Tuesday, November 30, 2010

Hogs to Sonora and other Holiday Happenings



Christmas has gone in and out of favor, worldwide and in America. The frenzied holiday shopping that marks Christmas today is a modern phenomenon. Compare this to the period between 1780 and 1820, when Revolutionary Americans, in turning away from their British heritage, ignored Christmas as a vaguely foreign thing. Christmas Day was a school day in Boston into the 1860s, and Christmas did not become a federal holiday until 1870.

So it did not surprise me that a letter dated December 2, 1878 mentions Christmas, but does not elaborate:

… We expect to have a Christmas tree at Gordon…..

Christmas trees were not unknown in North America. German immigrants introduced them in several areas. A German immigrant in Wooster, Ohio named August Imgard was the first to decorate a Christmas tree with candy canes in 1847. But even fifty years later not every householder had a tree in their house. Some towns like Gordon, Ohio had a community tree. In 1878, Christmas trees were no longer a novelty, but not as widespread as in our time.

Gordon, although not quite in Northwest Ohio, was typical of many western Ohio villages. It was and is a village of less than 200 people northwest of Dayton in Darke County. The letter, written by one O. F. Cosler, lived in or near Gordon. The Cosler family owned a few acres at the south end of town. O. F. was writing a letter to friends or relatives back east in Maryland. He mentioned some other late fall-early winter activities. Christmas was a December event, but it was not alone.

…I just got done husking corn about three weeks ago.…

The major late fall activity on farms all over Ohio was husking corn, and Cosler was no exception. In our mechanical age, cutting the corn stalk, removing the ears, and shelling them for their seed is all done by one machine, the combine harvester (so called because it combines what used to be three or more jobs). If you drive through rural Ohio you can see farmers using these huge machines like self-contained factories, “processing” corn fields. Corn plants go in one end, and yellow corn ready to use comes out the other.

In Cosler’s time, husking was one task of many. The corn would have been ‘shocked,’ or gathered into a bundle still in the field. Standing upright, the corn shocks allowed the ears to dry. Then, as the first snow began to fall, it was time to husk. The cob was stripped from the shock, the leaves of the husk taken off, and the ears taken to a barn or corncrib for winter storage.
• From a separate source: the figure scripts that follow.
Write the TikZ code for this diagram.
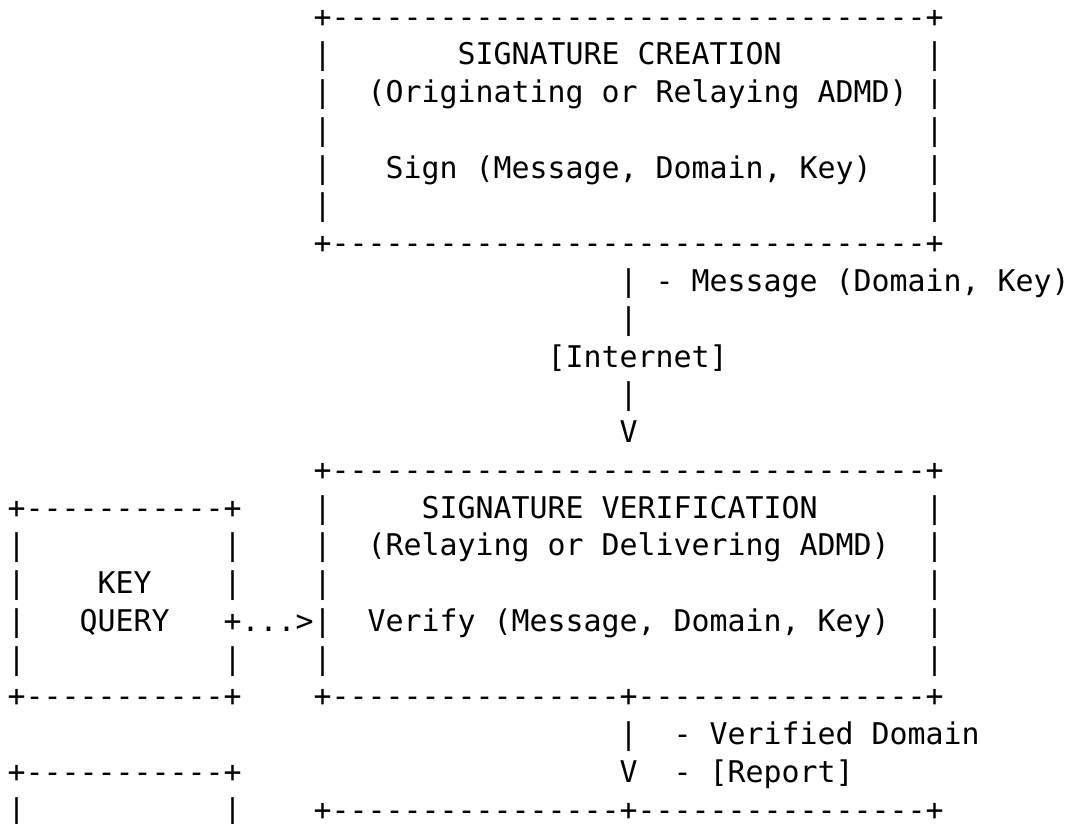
\documentclass[tikz,border=0pt]{standalone}
\usepackage{fontspec}
\setmonofont{DejaVu Sans Mono}
\frenchspacing
% One character cell: 9pt wide, one text row: 18.875pt high.
\tikzset{
  ascii/.style={anchor=base west, inner sep=0pt, outer sep=0pt,
    font=\ttfamily\fontsize{14.95pt}{18pt}\selectfont, text=black}
}
% \cell{name}{column}{row}{text}
\newcommand\cell[4]{\node[ascii] (#1) at ({#2+0.428},{#3+0.722}) {#4};}
\begin{document}
\begin{tikzpicture}[x=9pt, y=-18.875pt]
\useasboundingbox (0,0) rectangle (59.556,21.828);
\fill[white] (0,0) rectangle (59.556,21.828);

% signature creation box
\cell{crTop}{17}{0}{+---------------------------------+}
\cell{crL1}{17}{1}{|}\cell{crTitle}{25}{1}{SIGNATURE CREATION}\cell{crR1}{51}{1}{|}
\cell{crL2}{17}{2}{|}\cell{crSub}{20}{2}{(Originating or Relaying ADMD)}\cell{crR2}{51}{2}{|}
\cell{crL3}{17}{3}{|}\cell{crR3}{51}{3}{|}
\cell{crL4}{17}{4}{|}\cell{crSign}{21}{4}{Sign (Message, Domain, Key)}\cell{crR4}{51}{4}{|}
\cell{crL5}{17}{5}{|}\cell{crR5}{51}{5}{|}
\cell{crBot}{17}{6}{+---------------------------------+}

% path through the Internet
\cell{msg}{34}{7}{| - Message (Domain, Key)}
\cell{pipeA}{34}{8}{|}
\cell{inet}{30}{9}{[Internet]}
\cell{pipeB}{34}{10}{|}
\cell{arrowA}{34}{11}{V}

% signature verification box and key query box
\cell{vfTop}{17}{12}{+---------------------------------+}
\cell{kqTop}{0}{13}{+-----------+}
\cell{vfL1}{17}{13}{|}\cell{vfTitle}{23}{13}{SIGNATURE VERIFICATION}\cell{vfR1}{51}{13}{|}
\cell{kqL1}{0}{14}{|}\cell{kqR1}{12}{14}{|}
\cell{vfL2}{17}{14}{|}\cell{vfSub}{20}{14}{(Relaying or Delivering ADMD)}\cell{vfR2}{51}{14}{|}
\cell{kqL2}{0}{15}{|}\cell{kqKey}{5}{15}{KEY}\cell{kqR2}{12}{15}{|}
\cell{vfL3}{17}{15}{|}\cell{vfR3}{51}{15}{|}
\cell{kqL3}{0}{16}{|}\cell{kqQuery}{4}{16}{QUERY}
\cell{kqLink}{12}{16}{+...>|}
\cell{vfVerify}{20}{16}{Verify (Message, Domain, Key)}\cell{vfR4}{51}{16}{|}
\cell{kqL4}{0}{17}{|}\cell{kqR4}{12}{17}{|}
\cell{vfL5}{17}{17}{|}\cell{vfR5}{51}{17}{|}
\cell{kqBot}{0}{18}{+-----------+}
\cell{vfBot}{17}{18}{+----------------+----------------+}

% results and the next boxes
\cell{pipeC}{34}{19}{|}\cell{verified}{37}{19}{- Verified Domain}
\cell{nxTop}{0}{20}{+-----------+}
\cell{arrowB}{34}{20}{V}\cell{report}{37}{20}{- [Report]}
\cell{nxL1}{0}{21}{|}\cell{nxR1}{12}{21}{|}
\cell{asTop}{17}{21}{+----------------+----------------+}
\end{tikzpicture}
\end{document}
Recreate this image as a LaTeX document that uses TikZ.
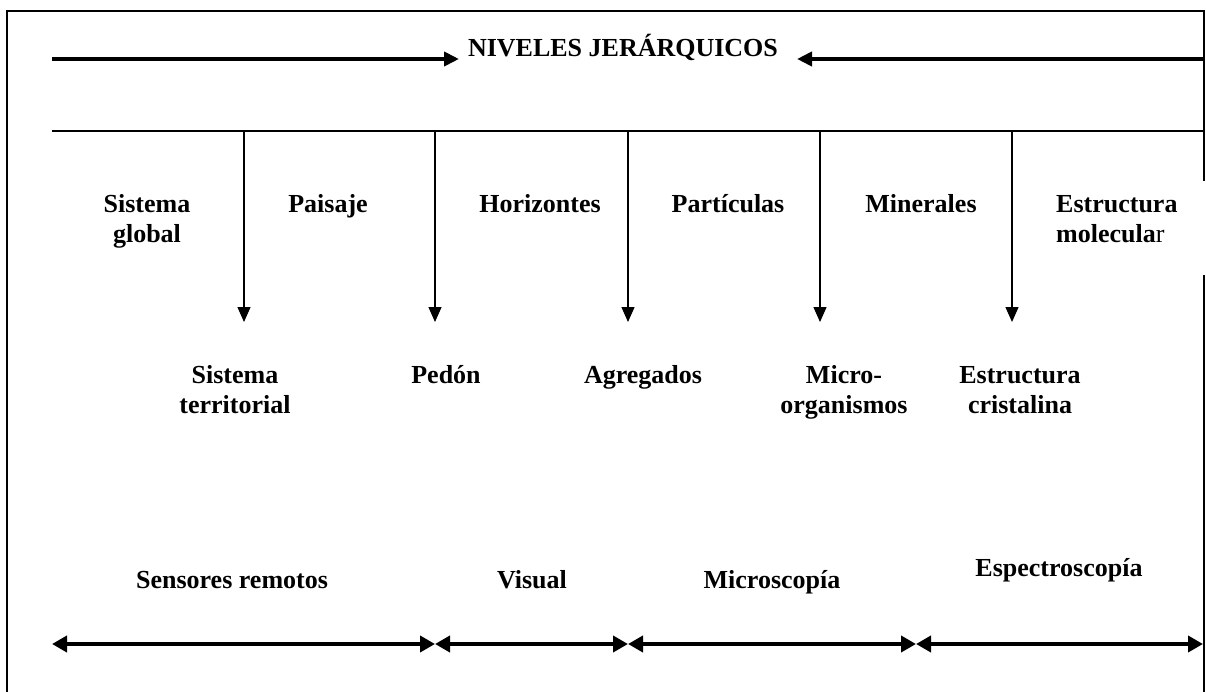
\documentclass[tikz,border=0pt]{standalone}
\usepackage{fontspec}
\setmainfont{Liberation Serif}
\usetikzlibrary{arrows.meta}
\tikzset{
  lbl/.style={font=\fontsize{26}{30}\selectfont\bfseries, inner sep=0pt, align=center, anchor=base},
  frameline/.style={line width=1.5pt, line cap=rect},
  thinarrow/.style={line width=1.2pt, -{Triangle[length=15pt,width=13pt]}},
  thickarrow/.style={line width=4pt, -{Triangle[length=15pt,width=14pt]}},
  dblarrow/.style={line width=4pt, {Triangle[length=15pt,width=16pt]}-{Triangle[length=15pt,width=16pt]}}
}
\begin{document}
\begin{tikzpicture}[x=1pt,y=-1pt]
\useasboundingbox (0,0) rectangle (1206,692);
% frame
\coordinate (fbl) at (7,692);
\coordinate (ftl) at (7,11);
\coordinate (ftr) at (1204,11);
\coordinate (fr1) at (1204,180);
\coordinate (fr2) at (1204,276);
\coordinate (fbr) at (1204,692);
\draw[frameline] (fbl) -- (ftl) -- (ftr) -- (fr1);
\draw[frameline] (fr2) -- (fbr);
% title and arrows
\node[lbl] (title) at (623,57) {NIVELES JERÁRQUICOS};
\coordinate (tl0) at (52,59);
\coordinate (tl1) at (459,59);
\coordinate (tr0) at (1204,59);
\coordinate (tr1) at (797,59);
\draw[thickarrow] (tl0) -- (tl1);
\draw[thickarrow] (tr0) -- (tr1);
% horizontal line
\coordinate (h0) at (52,131);
\coordinate (h1) at (1204,131);
\draw[line width=1.5pt] (h0) -- (h1);
% vertical arrows
\foreach \i/\x in {1/244,2/435,3/628,4/820,5/1012}{
  \coordinate (va\i) at (\x,131);
  \coordinate (vb\i) at (\x,322);
  \draw[thinarrow] (va\i) -- (vb\i);
}
% row 1 (multi-line nodes: base anchor is at the last line)
\node[lbl] (sg) at (147,243) {Sistema\\global};
\node[lbl] (pa) at (328,213) {Paisaje};
\node[lbl] (ho) at (540,213) {Horizontes};
\node[lbl] (pt) at (728,213) {Partículas};
\node[lbl] (mi) at (921,213) {Minerales};
\node[lbl, align=left, anchor=base west] (em) at (1056,243) {Estructura\\molecula{\mdseries r}};
% row 2
\node[lbl] (st) at (235,413) {Sistema\\territorial};
\node[lbl] (pe) at (446,383) {Pedón};
\node[lbl] (ag) at (643,383) {Agregados};
\node[lbl] (mo) at (844,413) {Micro-\\organismos};
\node[lbl] (ec) at (1020,413) {Estructura\\cristalina};
% row 3
\node[lbl] (sr) at (232,588) {Sensores remotos};
\node[lbl] (vi) at (532,588) {Visual};
\node[lbl] (mc) at (772,588) {Microscopía};
\node[lbl] (es) at (1059,576) {Espectroscopía};
% bottom double arrows
\coordinate (b0) at (52,644);
\coordinate (b1) at (435,644);
\coordinate (b2) at (628,644);
\coordinate (b3) at (916,644);
\coordinate (b4) at (1203,644);
\draw[dblarrow] (b0) -- (b1);
\draw[dblarrow] (b1) -- (b2);
\draw[dblarrow] (b2) -- (b3);
\draw[dblarrow] (b3) -- (b4);
\end{tikzpicture}
\end{document}
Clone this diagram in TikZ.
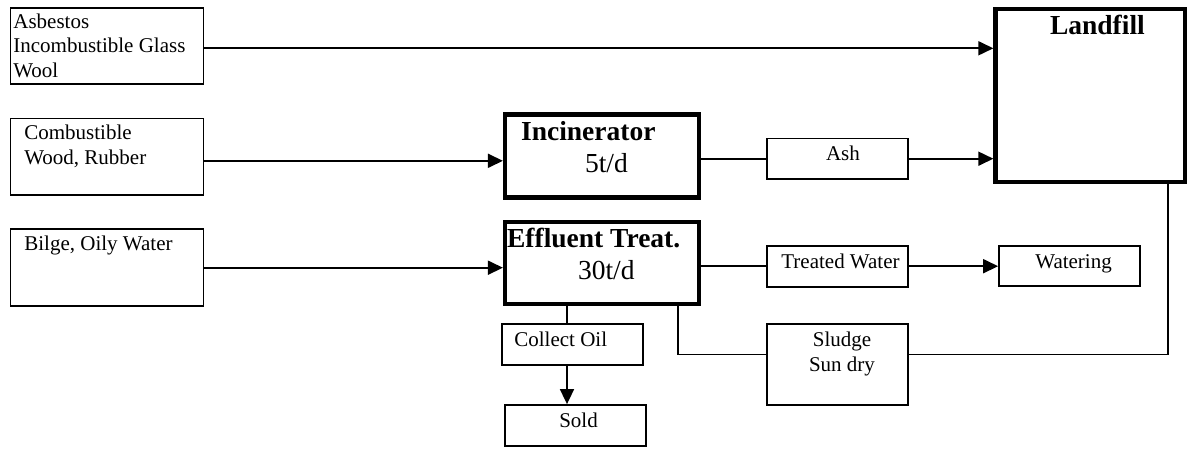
\documentclass[tikz,border=0pt]{standalone}
\usepackage{fontspec}
\setmainfont{Liberation Serif}
\usetikzlibrary{arrows.meta}

\tikzset{
  thinbox/.style={draw, line width=1.7pt, inner sep=0pt},
  thickbox/.style={draw, line width=4.2pt, inner sep=0pt},
  txt/.style={inner sep=0pt, align=left, font=\fontsize{21}{24.5}\selectfont},
  bigtxt/.style={inner sep=0pt, align=left, font=\fontsize{27.5}{32}\selectfont},
  flow/.style={line width=1.7pt},
  arr/.style={flow, -{Triangle[length=15pt,width=14pt]}}
}

\begin{document}
\begin{tikzpicture}[x=1pt, y=-1pt]
  \useasboundingbox (0,0) rectangle (1187,448);

  % Draw the boxes
  \node[thinbox, minimum width=193pt, minimum height=76pt] (asb) at (107,46.3) {};
  \node[thinbox, minimum width=193pt, minimum height=76.5pt] (comb) at (107,156.8) {};
  \node[thinbox, minimum width=193pt, minimum height=77pt] (bilge) at (107,267.7) {};
  \node[thickbox, minimum width=194pt, minimum height=83pt] (inc) at (602,156) {};
  \node[thickbox, minimum width=194pt, minimum height=82pt] (eff) at (602,263) {};
  \node[thinbox, minimum width=141.6pt, minimum height=40.7pt] (ash) at (837.5,158.7) {};
  \node[thinbox, minimum width=141.6pt, minimum height=41pt] (treated) at (837.5,266.2) {};
  \node[thinbox, minimum width=141pt, minimum height=40pt] (water) at (1069.5,266.2) {};
  \node[thickbox, minimum width=189.5pt, minimum height=173pt] (lf) at (1090.2,95.5) {};
  \node[thinbox, minimum width=141.6pt, minimum height=41pt] (oil) at (572.5,344.5) {};
  \node[thinbox, minimum width=140.7pt, minimum height=40.7pt] (sold) at (575.3,425.3) {};
  \node[thinbox, minimum width=141.6pt, minimum height=81pt] (sludge) at (837.5,364.5) {};

  % Texts inside the boxes (base = last line)
  \node[txt, anchor=base west] (asbtxt) at ([shift={(3.5,69.7)}]asb.north west)
    {Asbestos\\Incombustible Glass\\Wool};
  \node[txt, anchor=base west] (combtxt) at ([shift={(14.5,46.7)}]comb.north west)
    {Combustible\\Wood, Rubber};
  \node[txt, anchor=base west] (bilgetxt) at ([shift={(14.5,22.5)}]bilge.north west)
    {Bilge, Oily Water};
  \node[bigtxt, anchor=base west] (inctxt) at ([shift={(18,60.5)}]inc.north west)
    {\bfseries Incinerator\\\hspace*{64pt}5t/d};
  \node[bigtxt, anchor=base west] (efftxt) at ([shift={(4,60)}]eff.north west)
    {\bfseries Effluent Treat.\\\hspace*{71pt}30t/d};
  \node[txt, anchor=base west] (ashtxt) at ([shift={(60,22.7)}]ash.north west) {Ash};
  \node[txt, anchor=base west] (treatedtxt) at ([shift={(15.3,23.3)}]treated.north west)
    {Treated Water};
  \node[txt, anchor=base west] (watertxt) at ([shift={(37,23)}]water.north west) {Watering};
  \node[bigtxt, anchor=base west] (lftxt) at ([shift={(56.5,28)}]lf.north west)
    {\bfseries Landfill};
  \node[txt, anchor=base west] (oiltxt) at ([shift={(13.3,23)}]oil.north west) {Collect Oil};
  \node[txt, anchor=base west] (soldtxt) at ([shift={(55,23)}]sold.north west) {Sold};
  \node[txt, align=center, anchor=base] (sludgetxt) at ([shift={(4.5,48)}]sludge.north)
    {Sludge\\Sun dry};

  % Connectors
  \draw[arr] ([yshift=-2pt]asb.east) -- ([yshift=-2pt]asb.east -| lf.west);
  \draw[arr] ([yshift=-4pt]comb.east) -- ([yshift=-4pt]comb.east -| inc.west);
  \draw[arr] (bilge.east) -- (bilge.east -| eff.west);
  \draw[flow] (ash.west -| inc.east) -- (ash.west);
  \draw[arr] (ash.east) -- (ash.east -| lf.west);
  \draw[flow] (treated.west -| eff.east) -- (treated.west);
  \draw[arr] (treated.east) -- (water.west);
  \draw[flow] ([xshift=-35pt]eff.south) -- ([xshift=-35pt]eff.south |- oil.north);
  \draw[arr] ([xshift=-5.5pt]oil.south) -- ([xshift=-5.5pt]oil.south |- sold.north);
  \draw[flow] ([xshift=76pt]eff.south) |- ([yshift=10pt]sludge.west);
  \draw[flow] ([yshift=10pt]sludge.east) -| ([xshift=78pt]lf.south);
\end{tikzpicture}
\end{document}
Husking corn by hand was a cold, wet, repetitious job that made for chapped hands, bloody knuckles, and muddy boots. Christmas was and is fun, but husking corn by hand was a bitter piece of drudgery, romantic only when viewed from our time.

....I am going to take a load of hogs to Sonora tomorrow….

Cosler was getting ready to move hogs to West Sonora, an even smaller town to the south of Gordon in Preble County. Gordon and West Sonora are roughly five miles apart. To us, five miles means five minutes. For a farmer in the 1870s, Cosler probably faced an all day job. Semi truckloads of livestock were still fifty years away, so Cosler likely got as many pigs in a farm wagon as could reasonably fit and hauled them overland by horse power. With the passing of hog drives, farmers began selling younger pigs, so more would fit in the wagon. Pigs do not have a herding instinct like sheep and cattle, so watching Cosler convince a disgruntled (no pun intended) herd of young pigs to hop into a farm wagon and then drive them through the late fall countryside for five miles must have been quite a sight.


....the Sunday School had a concert too [sic] weeks ago…….

Sunday schools were an important religious and social outlet in nineteenth century America. Usually affiliated with a denominational church, Sunday schools in the nineteenth century were often led by female volunteers. A church without a resident pastor would continue to have Sunday school services.

We can only guess what kind of music was offered at the concert Cosler heard (or heard of). That it was choral is probable, although even a small community like Gordon might have had access to a piano, an organ, or possibly a violin. The Cosler property was across the railroad tracks from a Baptist church. If the Sunday school was affiliated with that church, the concert might have included the instruments owned by that church. Congregations of that time could not have offered more of a concert than children singing. That close to Christmas, it would have brought a glow to the listeners.

From a single letter, we can only see the past dimly. Whether O. F, Cosler remembered December 1878 as a time of jolly holidays or of wrestling hogs and cornstalks, we can no longer say. From his letter, we can see a little of both.